Exercise requirements ::
Output the data exactly, with every line intact.

Data lines ::
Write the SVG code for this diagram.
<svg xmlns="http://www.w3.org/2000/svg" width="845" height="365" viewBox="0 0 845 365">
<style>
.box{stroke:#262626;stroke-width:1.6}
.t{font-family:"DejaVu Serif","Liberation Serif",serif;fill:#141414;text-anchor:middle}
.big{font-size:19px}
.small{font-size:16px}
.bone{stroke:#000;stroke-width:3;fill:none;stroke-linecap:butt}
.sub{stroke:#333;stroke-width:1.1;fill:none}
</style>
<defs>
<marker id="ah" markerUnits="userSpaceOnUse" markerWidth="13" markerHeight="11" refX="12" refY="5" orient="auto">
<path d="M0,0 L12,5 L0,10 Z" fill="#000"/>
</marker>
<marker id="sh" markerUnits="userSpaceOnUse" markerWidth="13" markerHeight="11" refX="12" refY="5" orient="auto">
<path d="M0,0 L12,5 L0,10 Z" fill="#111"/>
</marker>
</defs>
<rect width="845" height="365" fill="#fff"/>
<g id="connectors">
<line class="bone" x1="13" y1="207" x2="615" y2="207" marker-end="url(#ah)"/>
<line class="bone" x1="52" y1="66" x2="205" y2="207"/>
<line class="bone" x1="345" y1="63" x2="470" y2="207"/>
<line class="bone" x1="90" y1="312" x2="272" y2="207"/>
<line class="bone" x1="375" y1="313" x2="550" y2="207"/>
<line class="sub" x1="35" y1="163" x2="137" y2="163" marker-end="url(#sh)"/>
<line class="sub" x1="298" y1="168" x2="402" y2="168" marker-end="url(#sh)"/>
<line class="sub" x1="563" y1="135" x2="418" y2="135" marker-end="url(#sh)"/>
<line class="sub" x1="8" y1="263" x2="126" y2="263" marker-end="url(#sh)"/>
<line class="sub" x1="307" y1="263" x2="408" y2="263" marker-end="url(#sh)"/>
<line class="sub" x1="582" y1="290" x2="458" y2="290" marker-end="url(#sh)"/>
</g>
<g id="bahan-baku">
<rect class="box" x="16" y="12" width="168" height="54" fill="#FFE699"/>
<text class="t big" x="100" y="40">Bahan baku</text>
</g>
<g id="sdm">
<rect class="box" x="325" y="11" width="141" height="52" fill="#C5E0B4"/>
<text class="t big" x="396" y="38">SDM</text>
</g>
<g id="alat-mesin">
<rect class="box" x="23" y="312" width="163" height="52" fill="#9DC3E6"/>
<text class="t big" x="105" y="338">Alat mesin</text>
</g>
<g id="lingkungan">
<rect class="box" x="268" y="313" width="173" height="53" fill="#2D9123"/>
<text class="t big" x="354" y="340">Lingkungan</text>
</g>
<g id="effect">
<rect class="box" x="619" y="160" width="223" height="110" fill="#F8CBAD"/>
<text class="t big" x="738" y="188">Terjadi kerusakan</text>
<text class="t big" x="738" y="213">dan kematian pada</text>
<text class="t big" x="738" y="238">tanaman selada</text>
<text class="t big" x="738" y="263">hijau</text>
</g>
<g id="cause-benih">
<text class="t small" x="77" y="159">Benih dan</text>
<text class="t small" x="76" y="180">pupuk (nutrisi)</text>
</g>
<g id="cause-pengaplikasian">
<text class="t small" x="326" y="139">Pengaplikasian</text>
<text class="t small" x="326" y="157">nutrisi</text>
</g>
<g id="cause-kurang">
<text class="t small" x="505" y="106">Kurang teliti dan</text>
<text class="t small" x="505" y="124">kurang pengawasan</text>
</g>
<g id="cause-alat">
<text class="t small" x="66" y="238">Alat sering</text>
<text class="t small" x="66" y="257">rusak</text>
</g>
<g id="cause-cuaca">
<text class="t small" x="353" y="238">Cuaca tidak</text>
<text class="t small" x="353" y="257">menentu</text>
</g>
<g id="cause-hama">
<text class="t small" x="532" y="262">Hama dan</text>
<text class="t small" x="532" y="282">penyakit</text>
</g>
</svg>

Correct output ::
Write the SVG code for this diagram.
<svg xmlns="http://www.w3.org/2000/svg" width="845" height="365" viewBox="0 0 845 365">
<style>
.box{stroke:#262626;stroke-width:1.6}
.t{font-family:"DejaVu Serif","Liberation Serif",serif;fill:#141414;text-anchor:middle}
.big{font-size:19px}
.small{font-size:16px}
.bone{stroke:#000;stroke-width:3;fill:none;stroke-linecap:butt}
.sub{stroke:#333;stroke-width:1.1;fill:none}
</style>
<defs>
<marker id="ah" markerUnits="userSpaceOnUse" markerWidth="13" markerHeight="11" refX="12" refY="5" orient="auto">
<path d="M0,0 L12,5 L0,10 Z" fill="#000"/>
</marker>
<marker id="sh" markerUnits="userSpaceOnUse" markerWidth="13" markerHeight="11" refX="12" refY="5" orient="auto">
<path d="M0,0 L12,5 L0,10 Z" fill="#111"/>
</marker>
</defs>
<rect width="845" height="365" fill="#fff"/>
<g id="connectors">
<line class="bone" x1="13" y1="207" x2="615" y2="207" marker-end="url(#ah)"/>
<line class="bone" x1="52" y1="66" x2="205" y2="207"/>
<line class="bone" x1="345" y1="63" x2="470" y2="207"/>
<line class="bone" x1="90" y1="312" x2="272" y2="207"/>
<line class="bone" x1="375" y1="313" x2="550" y2="207"/>
<line class="sub" x1="35" y1="163" x2="137" y2="163" marker-end="url(#sh)"/>
<line class="sub" x1="298" y1="168" x2="402" y2="168" marker-end="url(#sh)"/>
<line class="sub" x1="563" y1="135" x2="418" y2="135" marker-end="url(#sh)"/>
<line class="sub" x1="8" y1="263" x2="126" y2="263" marker-end="url(#sh)"/>
<line class="sub" x1="307" y1="263" x2="408" y2="263" marker-end="url(#sh)"/>
<line class="sub" x1="582" y1="290" x2="458" y2="290" marker-end="url(#sh)"/>
</g>
<g id="bahan-baku">
<rect class="box" x="16" y="12" width="168" height="54" fill="#FFE699"/>
<text class="t big" x="100" y="40">Bahan baku</text>
</g>
<g id="sdm">
<rect class="box" x="325" y="11" width="141" height="52" fill="#C5E0B4"/>
<text class="t big" x="396" y="38">SDM</text>
</g>
<g id="alat-mesin">
<rect class="box" x="23" y="312" width="163" height="52" fill="#9DC3E6"/>
<text class="t big" x="105" y="338">Alat mesin</text>
</g>
<g id="lingkungan">
<rect class="box" x="268" y="313" width="173" height="53" fill="#2D9123"/>
<text class="t big" x="354" y="340">Lingkungan</text>
</g>
<g id="effect">
<rect class="box" x="619" y="160" width="223" height="110" fill="#F8CBAD"/>
<text class="t big" x="738" y="188">Terjadi kerusakan</text>
<text class="t big" x="738" y="213">dan kematian pada</text>
<text class="t big" x="738" y="238">tanaman selada</text>
<text class="t big" x="738" y="263">hijau</text>
</g>
<g id="cause-benih">
<text class="t small" x="77" y="159">Benih dan</text>
<text class="t small" x="76" y="180">pupuk (nutrisi)</text>
</g>
<g id="cause-pengaplikasian">
<text class="t small" x="326" y="139">Pengaplikasian</text>
<text class="t small" x="326" y="157">nutrisi</text>
</g>
<g id="cause-kurang">
<text class="t small" x="505" y="106">Kurang teliti dan</text>
<text class="t small" x="505" y="124">kurang pengawasan</text>
</g>
<g id="cause-alat">
<text class="t small" x="66" y="238">Alat sering</text>
<text class="t small" x="66" y="257">rusak</text>
</g>
<g id="cause-cuaca">
<text class="t small" x="353" y="238">Cuaca tidak</text>
<text class="t small" x="353" y="257">menentu</text>
</g>
<g id="cause-hama">
<text class="t small" x="532" y="262">Hama dan</text>
<text class="t small" x="532" y="282">penyakit</text>
</g>
</svg>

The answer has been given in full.